И я был вполне спокоен за завтрашний разговор мадам Пруст в лавке мадам Дюран или у зеленщицы, мадам Боннэ, где мадам Пруст ежедневно покупала четверть литра молока и изредка тощую теперешнюю газетку, в которой уже не печаталось, впрочем, ничего, кроме правительственных сообщений. Иногда я брал у мадам Пруст старые газеты и развлекался чтением статей вроде “Час Гамлена настал!”; “Французские войска — лучшие в мире!”; “Линия Мажино — неприступна!” Увы, Все это было уже — plusquamperfectum.
Так мы и жили в старом городке Вианн, на берегу реки Баиз.
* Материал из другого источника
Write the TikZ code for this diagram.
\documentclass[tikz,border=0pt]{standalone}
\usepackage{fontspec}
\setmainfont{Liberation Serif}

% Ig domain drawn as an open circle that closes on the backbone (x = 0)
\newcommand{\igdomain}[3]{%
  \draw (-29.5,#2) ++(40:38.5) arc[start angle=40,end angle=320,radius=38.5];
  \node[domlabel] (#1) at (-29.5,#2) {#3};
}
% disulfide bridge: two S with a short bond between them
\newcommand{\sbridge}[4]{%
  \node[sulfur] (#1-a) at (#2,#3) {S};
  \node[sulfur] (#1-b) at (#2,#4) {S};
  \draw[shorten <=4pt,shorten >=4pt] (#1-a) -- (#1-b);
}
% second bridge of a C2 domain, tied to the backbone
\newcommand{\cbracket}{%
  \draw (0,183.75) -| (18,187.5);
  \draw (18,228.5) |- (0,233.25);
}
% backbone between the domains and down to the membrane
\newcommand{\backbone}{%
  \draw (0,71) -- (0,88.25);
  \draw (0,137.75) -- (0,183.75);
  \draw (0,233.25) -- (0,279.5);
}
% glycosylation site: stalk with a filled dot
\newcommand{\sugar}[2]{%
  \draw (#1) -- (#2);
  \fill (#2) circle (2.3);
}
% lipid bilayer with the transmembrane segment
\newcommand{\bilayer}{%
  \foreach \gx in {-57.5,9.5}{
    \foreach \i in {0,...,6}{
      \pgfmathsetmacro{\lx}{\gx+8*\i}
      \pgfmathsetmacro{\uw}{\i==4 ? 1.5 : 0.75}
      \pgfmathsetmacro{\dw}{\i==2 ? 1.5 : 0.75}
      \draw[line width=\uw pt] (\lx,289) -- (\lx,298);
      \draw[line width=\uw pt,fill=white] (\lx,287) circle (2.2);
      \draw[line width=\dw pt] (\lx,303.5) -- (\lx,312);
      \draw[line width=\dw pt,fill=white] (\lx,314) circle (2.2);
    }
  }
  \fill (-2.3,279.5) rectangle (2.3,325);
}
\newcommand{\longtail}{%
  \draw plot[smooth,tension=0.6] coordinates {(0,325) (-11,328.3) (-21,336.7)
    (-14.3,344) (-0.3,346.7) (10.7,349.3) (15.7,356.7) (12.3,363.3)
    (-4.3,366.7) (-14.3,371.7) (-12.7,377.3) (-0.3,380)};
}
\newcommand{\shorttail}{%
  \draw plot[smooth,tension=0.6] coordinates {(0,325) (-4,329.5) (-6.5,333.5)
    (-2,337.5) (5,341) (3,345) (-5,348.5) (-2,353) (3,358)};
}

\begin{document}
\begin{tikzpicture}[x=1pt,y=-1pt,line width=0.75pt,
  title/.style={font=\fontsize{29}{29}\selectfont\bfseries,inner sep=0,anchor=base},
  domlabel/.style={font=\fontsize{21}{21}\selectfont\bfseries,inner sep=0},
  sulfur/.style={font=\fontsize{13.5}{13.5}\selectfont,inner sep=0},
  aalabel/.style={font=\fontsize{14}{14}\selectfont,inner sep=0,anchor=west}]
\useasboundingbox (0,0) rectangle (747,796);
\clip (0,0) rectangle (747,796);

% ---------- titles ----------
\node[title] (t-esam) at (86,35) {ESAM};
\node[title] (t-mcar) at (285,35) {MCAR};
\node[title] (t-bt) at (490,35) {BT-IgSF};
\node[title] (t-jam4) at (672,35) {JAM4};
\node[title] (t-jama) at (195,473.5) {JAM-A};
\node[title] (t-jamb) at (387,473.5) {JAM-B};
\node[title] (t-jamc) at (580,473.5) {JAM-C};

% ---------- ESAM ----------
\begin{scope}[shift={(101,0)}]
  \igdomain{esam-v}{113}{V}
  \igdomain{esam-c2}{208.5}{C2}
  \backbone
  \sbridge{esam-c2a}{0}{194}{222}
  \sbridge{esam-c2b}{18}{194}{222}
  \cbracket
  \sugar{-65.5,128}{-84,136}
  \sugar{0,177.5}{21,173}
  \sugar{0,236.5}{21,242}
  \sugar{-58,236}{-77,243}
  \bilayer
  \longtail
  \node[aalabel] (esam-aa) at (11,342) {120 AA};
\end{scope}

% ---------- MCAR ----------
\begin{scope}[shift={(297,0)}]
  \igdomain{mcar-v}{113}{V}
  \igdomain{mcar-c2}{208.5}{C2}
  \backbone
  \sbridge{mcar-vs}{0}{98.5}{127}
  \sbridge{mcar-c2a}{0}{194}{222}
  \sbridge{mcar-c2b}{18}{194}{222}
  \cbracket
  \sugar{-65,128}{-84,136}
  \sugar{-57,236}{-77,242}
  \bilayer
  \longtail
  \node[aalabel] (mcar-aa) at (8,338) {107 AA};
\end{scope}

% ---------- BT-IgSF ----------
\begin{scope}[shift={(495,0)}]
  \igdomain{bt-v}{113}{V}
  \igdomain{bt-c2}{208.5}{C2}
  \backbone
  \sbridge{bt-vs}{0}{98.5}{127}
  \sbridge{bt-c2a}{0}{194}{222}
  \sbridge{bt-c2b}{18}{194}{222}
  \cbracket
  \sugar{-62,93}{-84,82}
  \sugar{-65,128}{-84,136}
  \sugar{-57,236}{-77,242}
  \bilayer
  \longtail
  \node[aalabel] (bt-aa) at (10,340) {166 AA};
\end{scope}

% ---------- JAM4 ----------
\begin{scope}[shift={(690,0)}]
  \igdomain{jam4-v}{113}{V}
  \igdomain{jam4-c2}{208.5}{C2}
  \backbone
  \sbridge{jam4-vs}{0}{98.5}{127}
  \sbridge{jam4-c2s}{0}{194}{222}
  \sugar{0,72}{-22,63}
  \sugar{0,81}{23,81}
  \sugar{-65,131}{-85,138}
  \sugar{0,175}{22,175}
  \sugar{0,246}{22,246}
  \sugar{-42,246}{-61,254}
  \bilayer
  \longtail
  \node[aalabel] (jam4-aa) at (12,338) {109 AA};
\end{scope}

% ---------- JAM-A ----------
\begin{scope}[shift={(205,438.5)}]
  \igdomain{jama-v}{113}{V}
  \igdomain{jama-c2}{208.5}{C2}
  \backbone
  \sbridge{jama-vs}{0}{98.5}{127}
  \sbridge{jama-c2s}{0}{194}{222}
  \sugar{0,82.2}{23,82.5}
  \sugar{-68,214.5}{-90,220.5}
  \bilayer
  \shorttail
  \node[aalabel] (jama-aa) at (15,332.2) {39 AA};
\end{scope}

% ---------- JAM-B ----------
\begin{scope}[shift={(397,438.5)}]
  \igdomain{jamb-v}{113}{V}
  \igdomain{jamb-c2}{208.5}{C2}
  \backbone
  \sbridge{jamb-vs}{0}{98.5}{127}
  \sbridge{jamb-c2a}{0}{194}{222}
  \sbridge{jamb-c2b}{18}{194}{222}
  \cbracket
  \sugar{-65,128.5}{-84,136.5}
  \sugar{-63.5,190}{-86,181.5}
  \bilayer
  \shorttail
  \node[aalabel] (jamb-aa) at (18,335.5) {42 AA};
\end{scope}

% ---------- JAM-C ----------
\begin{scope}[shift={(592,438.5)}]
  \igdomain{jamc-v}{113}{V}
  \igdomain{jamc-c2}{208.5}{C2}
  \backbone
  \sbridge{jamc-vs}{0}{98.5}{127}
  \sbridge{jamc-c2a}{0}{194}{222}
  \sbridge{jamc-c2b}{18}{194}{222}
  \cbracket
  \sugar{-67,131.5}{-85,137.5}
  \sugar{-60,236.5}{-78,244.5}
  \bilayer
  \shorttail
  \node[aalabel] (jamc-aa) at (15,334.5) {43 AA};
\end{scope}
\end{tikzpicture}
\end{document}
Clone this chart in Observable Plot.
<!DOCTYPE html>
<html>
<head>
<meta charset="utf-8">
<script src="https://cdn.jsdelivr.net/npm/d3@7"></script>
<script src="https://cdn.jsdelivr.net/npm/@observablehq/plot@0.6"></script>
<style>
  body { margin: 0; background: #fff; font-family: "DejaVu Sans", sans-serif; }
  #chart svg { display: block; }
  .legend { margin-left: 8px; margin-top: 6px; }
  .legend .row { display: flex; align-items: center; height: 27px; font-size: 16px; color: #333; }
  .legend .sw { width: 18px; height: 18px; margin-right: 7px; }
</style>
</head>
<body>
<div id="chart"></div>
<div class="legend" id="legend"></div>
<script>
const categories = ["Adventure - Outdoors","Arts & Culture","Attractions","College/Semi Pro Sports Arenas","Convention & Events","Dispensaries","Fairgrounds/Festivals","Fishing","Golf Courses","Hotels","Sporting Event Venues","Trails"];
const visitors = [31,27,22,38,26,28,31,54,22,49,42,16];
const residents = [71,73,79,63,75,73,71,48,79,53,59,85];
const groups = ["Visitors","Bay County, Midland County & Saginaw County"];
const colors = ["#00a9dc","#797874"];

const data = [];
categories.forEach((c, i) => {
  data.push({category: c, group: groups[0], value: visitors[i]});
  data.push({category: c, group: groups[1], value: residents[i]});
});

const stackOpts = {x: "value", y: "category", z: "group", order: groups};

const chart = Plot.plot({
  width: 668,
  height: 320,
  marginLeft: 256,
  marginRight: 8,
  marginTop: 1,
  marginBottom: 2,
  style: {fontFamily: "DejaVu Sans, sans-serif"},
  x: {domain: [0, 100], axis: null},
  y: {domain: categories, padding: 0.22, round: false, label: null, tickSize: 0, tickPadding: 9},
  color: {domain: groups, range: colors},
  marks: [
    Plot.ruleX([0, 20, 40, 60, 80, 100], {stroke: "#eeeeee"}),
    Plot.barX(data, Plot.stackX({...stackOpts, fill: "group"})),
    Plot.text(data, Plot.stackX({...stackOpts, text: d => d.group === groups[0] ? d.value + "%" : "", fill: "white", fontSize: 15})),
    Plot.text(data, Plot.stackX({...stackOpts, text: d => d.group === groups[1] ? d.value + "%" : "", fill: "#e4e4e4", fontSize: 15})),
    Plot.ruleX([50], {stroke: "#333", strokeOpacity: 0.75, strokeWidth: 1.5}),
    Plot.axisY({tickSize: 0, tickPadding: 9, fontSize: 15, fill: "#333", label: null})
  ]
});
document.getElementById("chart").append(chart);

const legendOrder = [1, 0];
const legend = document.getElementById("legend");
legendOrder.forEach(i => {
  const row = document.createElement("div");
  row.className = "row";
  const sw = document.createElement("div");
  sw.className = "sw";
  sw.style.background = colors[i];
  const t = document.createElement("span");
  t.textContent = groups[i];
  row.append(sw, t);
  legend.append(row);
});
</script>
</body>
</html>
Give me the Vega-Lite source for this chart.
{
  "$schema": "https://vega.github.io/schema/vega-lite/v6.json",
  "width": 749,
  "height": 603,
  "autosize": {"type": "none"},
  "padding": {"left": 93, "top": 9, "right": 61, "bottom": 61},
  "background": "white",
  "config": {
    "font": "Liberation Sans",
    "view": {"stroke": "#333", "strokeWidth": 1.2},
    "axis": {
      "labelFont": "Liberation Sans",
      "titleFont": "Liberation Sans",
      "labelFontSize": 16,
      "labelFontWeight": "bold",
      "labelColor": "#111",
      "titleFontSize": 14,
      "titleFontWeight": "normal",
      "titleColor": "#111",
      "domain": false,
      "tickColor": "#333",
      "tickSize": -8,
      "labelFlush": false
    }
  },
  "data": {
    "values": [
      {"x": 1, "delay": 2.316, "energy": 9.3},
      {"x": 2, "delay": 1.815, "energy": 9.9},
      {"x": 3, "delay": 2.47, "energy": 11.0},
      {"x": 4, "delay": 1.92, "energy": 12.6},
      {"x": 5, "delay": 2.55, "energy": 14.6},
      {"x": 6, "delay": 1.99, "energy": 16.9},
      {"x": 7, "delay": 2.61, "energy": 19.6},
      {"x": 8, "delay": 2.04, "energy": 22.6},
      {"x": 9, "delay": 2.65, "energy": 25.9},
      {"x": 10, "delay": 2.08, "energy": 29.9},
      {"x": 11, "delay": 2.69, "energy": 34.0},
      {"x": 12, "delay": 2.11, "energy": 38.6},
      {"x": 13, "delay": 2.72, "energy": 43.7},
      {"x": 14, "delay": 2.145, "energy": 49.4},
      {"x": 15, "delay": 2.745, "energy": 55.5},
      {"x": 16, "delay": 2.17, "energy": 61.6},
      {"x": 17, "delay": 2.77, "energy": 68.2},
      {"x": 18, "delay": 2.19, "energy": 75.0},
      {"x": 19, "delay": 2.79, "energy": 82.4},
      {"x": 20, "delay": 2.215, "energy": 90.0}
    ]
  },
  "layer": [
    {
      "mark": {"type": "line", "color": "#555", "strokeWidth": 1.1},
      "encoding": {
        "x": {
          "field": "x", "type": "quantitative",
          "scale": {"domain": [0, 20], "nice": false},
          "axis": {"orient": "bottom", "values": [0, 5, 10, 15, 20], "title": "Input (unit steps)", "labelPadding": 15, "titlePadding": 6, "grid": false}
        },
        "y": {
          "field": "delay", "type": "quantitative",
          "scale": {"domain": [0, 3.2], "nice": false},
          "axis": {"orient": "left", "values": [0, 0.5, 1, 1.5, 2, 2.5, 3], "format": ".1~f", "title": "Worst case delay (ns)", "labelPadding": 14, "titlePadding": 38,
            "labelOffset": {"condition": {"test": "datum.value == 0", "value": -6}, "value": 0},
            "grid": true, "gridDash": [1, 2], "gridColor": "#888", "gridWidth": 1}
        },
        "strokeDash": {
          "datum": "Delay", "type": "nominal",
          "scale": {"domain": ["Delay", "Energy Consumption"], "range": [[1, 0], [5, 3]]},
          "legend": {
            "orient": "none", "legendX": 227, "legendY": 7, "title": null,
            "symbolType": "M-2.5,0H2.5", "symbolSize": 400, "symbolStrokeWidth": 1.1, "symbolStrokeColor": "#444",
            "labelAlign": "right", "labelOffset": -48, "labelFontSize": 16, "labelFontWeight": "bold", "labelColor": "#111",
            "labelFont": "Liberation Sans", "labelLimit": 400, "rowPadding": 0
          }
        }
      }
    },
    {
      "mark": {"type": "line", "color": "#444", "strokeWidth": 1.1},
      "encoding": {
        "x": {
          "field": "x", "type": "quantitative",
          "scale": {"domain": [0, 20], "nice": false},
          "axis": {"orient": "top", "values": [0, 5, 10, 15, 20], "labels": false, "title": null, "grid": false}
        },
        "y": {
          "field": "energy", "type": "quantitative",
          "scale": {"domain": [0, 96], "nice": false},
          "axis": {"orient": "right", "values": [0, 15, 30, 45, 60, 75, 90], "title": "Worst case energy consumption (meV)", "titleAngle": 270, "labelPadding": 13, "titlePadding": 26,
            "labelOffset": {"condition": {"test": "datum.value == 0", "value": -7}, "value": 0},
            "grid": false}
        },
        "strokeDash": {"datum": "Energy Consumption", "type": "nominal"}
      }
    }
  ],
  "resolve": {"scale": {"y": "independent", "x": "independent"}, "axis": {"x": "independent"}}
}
У реки стояла древняя мельница, и сразу же у берега начинался прекрасный лиственный лес, где хорошо было в закатный час, когда, по старинной традиции, уже после заката солнца старые люди выползали из своих домов и рассаживались на ступеньках крылец, на скамейках у домов, говорили о несложных вианнских новостях и о событиях войны, пользуясь какими-то невероятными слухами, которые кто-то привез через границу между оккупированной и свободной зонами. Как известно, в то время Франция была уже разделена на две зоны. И мы, счастливые, жили в свободной.
Конечно, это было настоящее счастье. Мы не были свидетелями вступления немцев в Париж, когда, как рассказывал мне приятель, он видел на парижской улице плачущего французского полицейского: “Осаживал толпу французов, а сам плакал как ребенок…” Именно тогда, в день вступления немцев в Париж, знаменитый французский хирург Мартель покончил жизнь самоубийством. Мадам Пруст рассказывала об этом самоубийстве с каким-то притворным (по-моему), театральным ужасом, а живший у нее француз-рабочий умно заметил: “Мы на это не способны… Для этого надо быть образованным человеком”. Мадам Пруст не поняла этой фразы, возмутилась и начала было кричать, что мы все на это способны! Но рабочий в спор не вступил. А выразил он, конечно, очень верную и тогда меня поразившую мысль.
Впрочем, знаменитый профессор Мартель покончил самоубийством напрасно, как это показала жизнь. Он не мог патриотически-эстетически пережить вида немецких солдат на парижских улицах, стука их подкованных сапог на Елисейских полях, вида этих серых однообразных форм, марширующих по бульвару Распай. Все это, конечно, так. Но если бы профессор не поспешил уйти, он увидел бы и нечто иное. Увидел бы, как по Елисейским полям идут, как победители, французские танки знаменитой дивизии знаменитого генерала Леклерка под неистовые, радостные крики и клики парижан.
Моя работа на фабрике в должности контрметра сводилась к наблюдению за продукцией и подсчету сделанного каждым рабочим за день. Я был весьма либеральным контрметром. И рабочие это если не сразу, то скоро заметили. С ними у меня установились дружеские отношения. Со всеми — чехами, французами, итальянцами, даже испанцами, — кроме одного, красного из красных испанца-коммуниста, который меня возненавидел, вероятно, как “класс”, как “белого” русского, как “врага народа”. Это был красивый, весь какой-то гуттаперчиво извивавшийся, сильный, похожий телом на обезьяну, типичный брюнет-испанец. Говорил он со мной всегда подчеркнуто грубо, стараясь подловить на каких-нибудь неточностях в записях. Сознаюсь, я тоже чувствовал к нему неприязнь, но не как к “классовому врагу”, а как к личности. Это была типичная большевицкая личность, сильная, жадная до своей жизни, до своей власти и, вероятно, совершенно беспощадная, жестокая по отношению к жизням чужим. Он был тем самым новым массовым человеком, опорой тирании, который вырвался в большевизме, нацизме, фашизме. Звали его как-то незамысловато — не то Лопес, не то Диас.